Granny protesting US drones fights jail sentence
An American grandmother sentenced to a year in jail after photographing an anti-drone protest outside a military base in Hancock, New York, is appealing her conviction for violating a restraining order.
Mary Anne Grady Flores, 58, is set to appear in the New York State Court of Appeals Wednesday, hoping to get her one-year jail term overturned.
“I had been arrested twice at the Hancock Air [Force] Base, where there are drone assassinations happening on a daily basis,” Flores told RT. Those arrests were in 2011 and 2012.
Protesters were previously charged with disorderly conduct and trespassing which carries a sentence of 15 days in jail. When arrested for second time in 2012, they were served with restraining orders by base commander, Colonel Earl A. Evans. Violating those would lead to charges of criminal contempt and up to a year in jail.
On February 13, 2013 protesters were at Hancock Air Force Base to demonstrate against drones. While photographing the protest, Flores stepped over the double yellow line in the middle of road, not knowing it was the base property line, she was arrested again and found in violation of her restraining order.
In July 2014, she was convicted of violation the order of protection and sentenced to serve one year in jail, and has been fighting the sentence ever since. The grandmother has already served 56 days in the Jamesville, Onondaga County Jail.
On Wednesday, the New York Court of Appeals will decide whether the orders of protection are “right and just and whether this a proper use of these court tools,” Flores said.
Her appeal contends that a protective order cannot be issued on behalf of property, only people.

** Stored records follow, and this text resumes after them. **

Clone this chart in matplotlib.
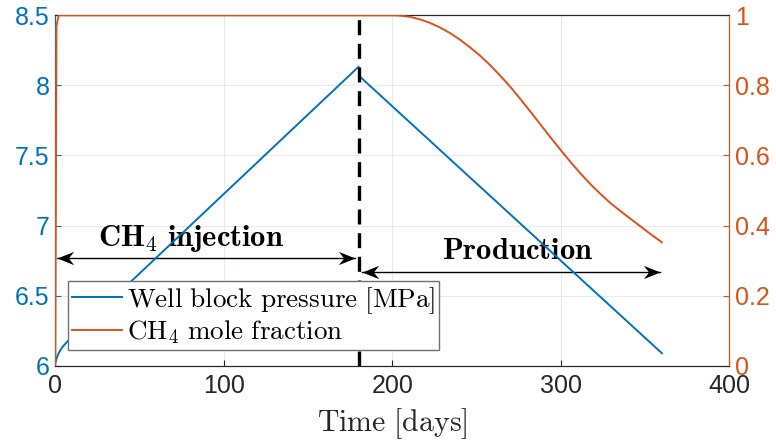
import matplotlib
matplotlib.use("Agg")
import matplotlib.pyplot as plt
from matplotlib.lines import Line2D
from matplotlib.path import Path

plt.rcParams['mathtext.fontset'] = 'cm'
plt.rcParams['font.family'] = ['Liberation Sans', 'DejaVu Sans']

# ---- data ----
t_pressure = [0, 1, 2, 4, 7, 180, 181, 360]
pressure = [6.02, 6.06, 6.09, 6.13, 6.17, 8.133, 8.06, 6.089]

t_frac = [0, 0.7, 2, 200, 205, 210, 216, 222, 228, 234, 240, 246, 252, 258, 264, 270, 276,
          282, 288, 294, 300, 306, 312, 318, 324, 330, 336, 342, 348, 354, 360]
ch4_frac = [0, 0.97, 1, 1, 0.999, 0.996, 0.989, 0.979, 0.966, 0.950, 0.931, 0.909, 0.885,
            0.858, 0.828, 0.796, 0.761, 0.725, 0.688, 0.651, 0.615, 0.580, 0.547, 0.516,
            0.488, 0.462, 0.439, 0.417, 0.395, 0.373, 0.352]

switch_time = 180
inj_arrow = (1.0, 178, 6.771)
prod_arrow = (182, 359, 6.671)
left_ticks = [6, 6.5, 7, 7.5, 8, 8.5]
left_ticklabels = ['6', '6.5', '7', '7.5', '8', '8.5']
right_ticks = [0, 0.2, 0.4, 0.6, 0.8, 1]
right_ticklabels = ['0', '0.2', '0.4', '0.6', '0.8', '1']
x_ticks = [0, 100, 200, 300, 400]

blue = '#0072BD'
orange = '#D95319'
grey = '#262626'

fig = plt.figure(figsize=(7.76, 4.43), dpi=100)
ax = fig.add_axes([55.3 / 776, 1 - 365.7 / 443, (729.3 - 55.3) / 776, (365.7 - 15.3) / 443])
ax2 = ax.twinx()

ax2.plot(t_frac, ch4_frac, color=orange, lw=1.4, zorder=3)
ax.plot(t_pressure, pressure, color=blue, lw=1.4, zorder=3)

ax.set_xlim(0, 400)
ax.set_ylim(6, 8.5)
ax2.set_ylim(0, 1)
ax.set_xticks(x_ticks)
ax.set_xticklabels([str(v) for v in x_ticks])
ax.set_yticks(left_ticks)
ax.set_yticklabels(left_ticklabels)
ax2.set_yticks(right_ticks)
ax2.set_yticklabels(right_ticklabels)

ax.grid(True, color='#e6ebf0', lw=0.8, zorder=0)
ax.set_axisbelow(True)

for a in (ax, ax2):
    a.tick_params(direction='in', length=4, width=0.8, labelsize=18)
ax.tick_params(axis='x', colors=grey, pad=6)
ax.tick_params(axis='y', colors=blue, pad=4)
ax2.tick_params(axis='y', colors=orange, pad=4)

for a in (ax, ax2):
    a.spines['top'].set_color(grey)
    a.spines['bottom'].set_color(grey)
    a.spines['left'].set_color(blue)
    a.spines['right'].set_color(orange)
    for s in a.spines.values():
        s.set_linewidth(0.8)

ax.set_xlabel(r'$\mathrm{Time\ [days]}$', fontsize=21.5, color=grey, labelpad=6)

# dashed switch line
ax.axvline(switch_time, color='black', lw=2.4, dashes=(4.5, 2.6), zorder=4)

# stealth arrowheads
head_r = Path([(0, 0), (-1, 0.4), (-0.68, 0), (-1, -0.4), (0, 0)],
              [Path.MOVETO, Path.LINETO, Path.LINETO, Path.LINETO, Path.CLOSEPOLY])
head_l = Path([(0, 0), (1, 0.4), (0.68, 0), (1, -0.4), (0, 0)],
              [Path.MOVETO, Path.LINETO, Path.LINETO, Path.LINETO, Path.CLOSEPOLY])
for (x0, x1, y) in (inj_arrow, prod_arrow):
    ax.plot([x0, x1], [y, y], color='black', lw=1.0, zorder=2)
    ax.plot([x0], [y], marker=head_l, markersize=24, color='black', markeredgewidth=0, zorder=2)
    ax.plot([x1], [y], marker=head_r, markersize=24, color='black', markeredgewidth=0, zorder=2)

ax.text(80.4, 6.91, r'$\mathbf{CH_4\ injection}$', fontsize=22, ha='center', va='center', zorder=1)
ax.text(274.4, 6.82, r'$\mathbf{Production}$', fontsize=22, ha='center', va='center', zorder=1)

handles = [Line2D([], [], color=blue, lw=1.4), Line2D([], [], color=orange, lw=1.4)]
labels = [r'$\mathrm{Well\ block\ pressure\ [MPa]}$', r'$\mathrm{CH_4\ mole\ fraction}$']
leg = ax2.legend(handles, labels, loc='upper left',
                 bbox_to_anchor=((67.5 - 55.3) / 674, 1 - (281 - 15.3) / 350.4),
                 borderaxespad=0, fontsize=19.5, frameon=True, fancybox=False,
                 edgecolor='#707070', framealpha=1, handlelength=1.85, handletextpad=0.2,
                 borderpad=0.15, labelspacing=0.1)
leg.get_frame().set_linewidth(1.0)
leg.set_zorder(10)

fig.savefig('out.png', dpi=100)
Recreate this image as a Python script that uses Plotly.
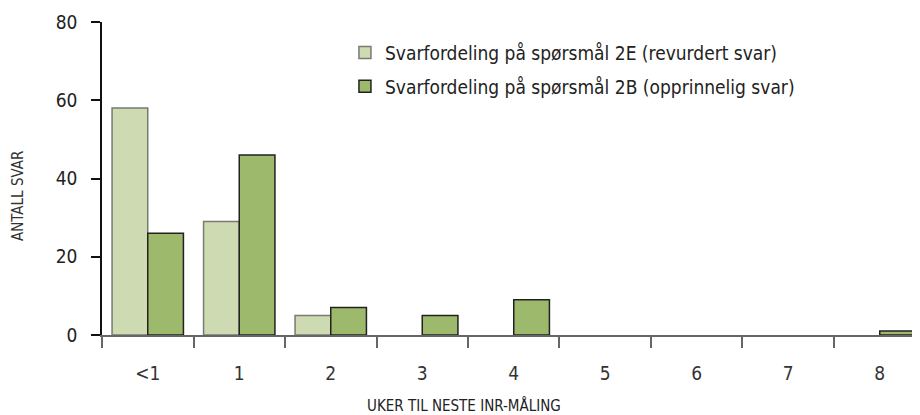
import plotly.graph_objects as go

categories = ["<1", "1", "2", "3", "4", "5", "6", "7", "8"]
revurdert = [58, 29, 5, 0, 0, 0, 0, 0, 0]
opprinnelig = [26, 46, 7, 5, 9, 0, 0, 0, 1]
series_names = ["Svarfordeling på spørsmål 2E (revurdert svar)",
                "Svarfordeling på spørsmål 2B (opprinnelig svar)"]
y_ticks = [0, 20, 40, 60, 80]

FONT = "DejaVu Sans Condensed, Roboto, sans-serif"


def hide_zero(vals):
    return [v if v != 0 else None for v in vals]


fig = go.Figure()
fig.add_trace(go.Bar(x=categories, y=hide_zero(revurdert), name=series_names[0],
                     legendgroup="a",
                     marker=dict(color="#cedab2", line=dict(color="#7a7a72", width=1.5))))
fig.add_trace(go.Bar(x=categories, y=hide_zero(opprinnelig), name=series_names[1],
                     legendgroup="b",
                     marker=dict(color="#9cb96c", line=dict(color="#222222", width=1.5))))

# page body has an 8px margin, so the figure is sized to fit the 920x415 window
fig.update_layout(
    width=912, height=407,
    margin=dict(l=94, r=0, t=14, b=80),
    paper_bgcolor="white", plot_bgcolor="rgba(0,0,0,0)",
    barmode="group", bargap=0.22, bargroupgap=0,
    font=dict(family=FONT, size=19, color="#222"),
    showlegend=True,
    legend=dict(x=0.297, y=0.963, xanchor="left", yanchor="top",
                font=dict(size=19, color="#222"), bgcolor="rgba(0,0,0,0)",
                tracegroupgap=6),
    xaxis=dict(type="category", range=[-0.5, 8.44], tickson="boundaries",
               showline=True, linecolor="#666", linewidth=1.5,
               ticks="outside", ticklen=11, tickcolor="#666", tickwidth=1.5,
               ticklabelstandoff=20, showgrid=False, zeroline=False,
               tickfont=dict(size=19, color="#333")),
    yaxis=dict(range=[0, 80], tickvals=y_ticks, showline=True, linecolor="#111",
               linewidth=1.5, ticks="outside", ticklen=9, tickcolor="#111",
               tickwidth=1.5, showgrid=False, zeroline=False,
               ticklabelstandoff=10, tickfont=dict(size=19, color="#222")),
    annotations=[
        dict(text="ANTALL SVAR", xref="paper", yref="paper", x=-84 / 818, y=0.444,
             xanchor="center", yanchor="middle", textangle=-90, showarrow=False,
             font=dict(size=15, color="#333")),
        dict(text="UKER TIL NESTE INR-MÅLING", xref="paper", yref="paper",
             x=(464 - 102) / 818, y=-0.225, xanchor="center", yanchor="middle",
             showarrow=False, font=dict(size=15, color="#222")),
    ],
)

fig.write_html("out.html")
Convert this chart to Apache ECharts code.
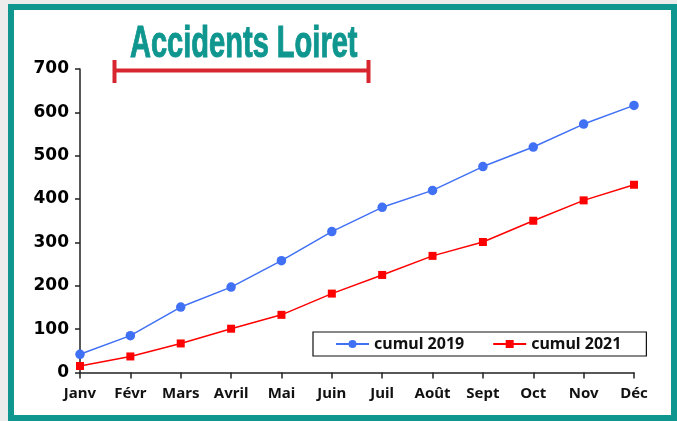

Orders of protection are generally issued against an abusive spouse in domestic violence situations.
“It keeps people from the base. They are shutting down free speech,” Flores said.
Flores said the base commander Evans said during her trail that he "wasn't afraid her," the usual reason to take out an order of protection.
“I don’t know her. That’s just a piece of paper. I just wanted the protesters away from my base,” she quoted Colonel Evans as saying.
Members of the Upstate Coalition to Ground the Drones and End the Wars have been protesting at the base since 2010. There have been over 200 arrests and numerous trials, appeals and incarcerations, some ending in acquittals.
Activists argue they are engaged in “civil resistance” and trying to educate New Yorkers and personnel at the base about the effects of drones piloted from there.
They say the use of MQ-9 Reaper drones violates international laws and constitutes war crimes, specifically the Geneva Protocols and Convention which seek to protect civilians in a war zone. The US has ratified these treaties with 193 other nations.
Under the Nuremberg principles, they argue, it is a citizen’s responsibility to expose and impede a nation’s war crimes. Many of the activists have traveled to Iraq and Pakistan and met with victims of drone strikes.
The base was the first in the US to convert from the use of F-16 aircraft to Reaper drones, which can be equipped with 500-pound laser guided bombs and missiles.